**Given material**
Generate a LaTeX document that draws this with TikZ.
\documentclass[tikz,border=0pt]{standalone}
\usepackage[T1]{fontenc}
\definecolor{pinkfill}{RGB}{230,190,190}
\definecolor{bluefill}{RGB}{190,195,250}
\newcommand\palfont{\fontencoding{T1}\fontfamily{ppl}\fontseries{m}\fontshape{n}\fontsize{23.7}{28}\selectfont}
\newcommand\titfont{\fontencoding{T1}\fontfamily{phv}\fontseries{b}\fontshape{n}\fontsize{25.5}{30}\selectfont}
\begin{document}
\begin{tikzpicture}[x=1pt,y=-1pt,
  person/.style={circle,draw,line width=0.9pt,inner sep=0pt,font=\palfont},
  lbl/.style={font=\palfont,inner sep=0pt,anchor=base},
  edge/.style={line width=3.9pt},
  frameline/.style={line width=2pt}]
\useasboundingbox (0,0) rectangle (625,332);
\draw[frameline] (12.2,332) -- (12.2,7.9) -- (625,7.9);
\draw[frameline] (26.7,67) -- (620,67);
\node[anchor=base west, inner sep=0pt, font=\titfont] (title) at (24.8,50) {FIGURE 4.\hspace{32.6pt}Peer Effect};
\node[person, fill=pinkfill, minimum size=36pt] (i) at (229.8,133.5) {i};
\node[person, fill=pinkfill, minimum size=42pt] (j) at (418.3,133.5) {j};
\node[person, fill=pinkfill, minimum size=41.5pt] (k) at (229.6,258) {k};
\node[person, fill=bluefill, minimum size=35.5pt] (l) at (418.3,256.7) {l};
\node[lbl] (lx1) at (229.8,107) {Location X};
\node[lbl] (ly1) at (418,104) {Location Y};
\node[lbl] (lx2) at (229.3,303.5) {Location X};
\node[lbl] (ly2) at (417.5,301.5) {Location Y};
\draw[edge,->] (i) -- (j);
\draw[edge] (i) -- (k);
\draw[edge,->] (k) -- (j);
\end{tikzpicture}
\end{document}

**Task requirements**
Reproduce the full listing above, character for character.

**Answer to the problem**
Generate a LaTeX document that draws this with TikZ.
\documentclass[tikz,border=0pt]{standalone}
\usepackage[T1]{fontenc}
\definecolor{pinkfill}{RGB}{230,190,190}
\definecolor{bluefill}{RGB}{190,195,250}
\newcommand\palfont{\fontencoding{T1}\fontfamily{ppl}\fontseries{m}\fontshape{n}\fontsize{23.7}{28}\selectfont}
\newcommand\titfont{\fontencoding{T1}\fontfamily{phv}\fontseries{b}\fontshape{n}\fontsize{25.5}{30}\selectfont}
\begin{document}
\begin{tikzpicture}[x=1pt,y=-1pt,
  person/.style={circle,draw,line width=0.9pt,inner sep=0pt,font=\palfont},
  lbl/.style={font=\palfont,inner sep=0pt,anchor=base},
  edge/.style={line width=3.9pt},
  frameline/.style={line width=2pt}]
\useasboundingbox (0,0) rectangle (625,332);
\draw[frameline] (12.2,332) -- (12.2,7.9) -- (625,7.9);
\draw[frameline] (26.7,67) -- (620,67);
\node[anchor=base west, inner sep=0pt, font=\titfont] (title) at (24.8,50) {FIGURE 4.\hspace{32.6pt}Peer Effect};
\node[person, fill=pinkfill, minimum size=36pt] (i) at (229.8,133.5) {i};
\node[person, fill=pinkfill, minimum size=42pt] (j) at (418.3,133.5) {j};
\node[person, fill=pinkfill, minimum size=41.5pt] (k) at (229.6,258) {k};
\node[person, fill=bluefill, minimum size=35.5pt] (l) at (418.3,256.7) {l};
\node[lbl] (lx1) at (229.8,107) {Location X};
\node[lbl] (ly1) at (418,104) {Location Y};
\node[lbl] (lx2) at (229.3,303.5) {Location X};
\node[lbl] (ly2) at (417.5,301.5) {Location Y};
\draw[edge,->] (i) -- (j);
\draw[edge] (i) -- (k);
\draw[edge,->] (k) -- (j);
\end{tikzpicture}
\end{document}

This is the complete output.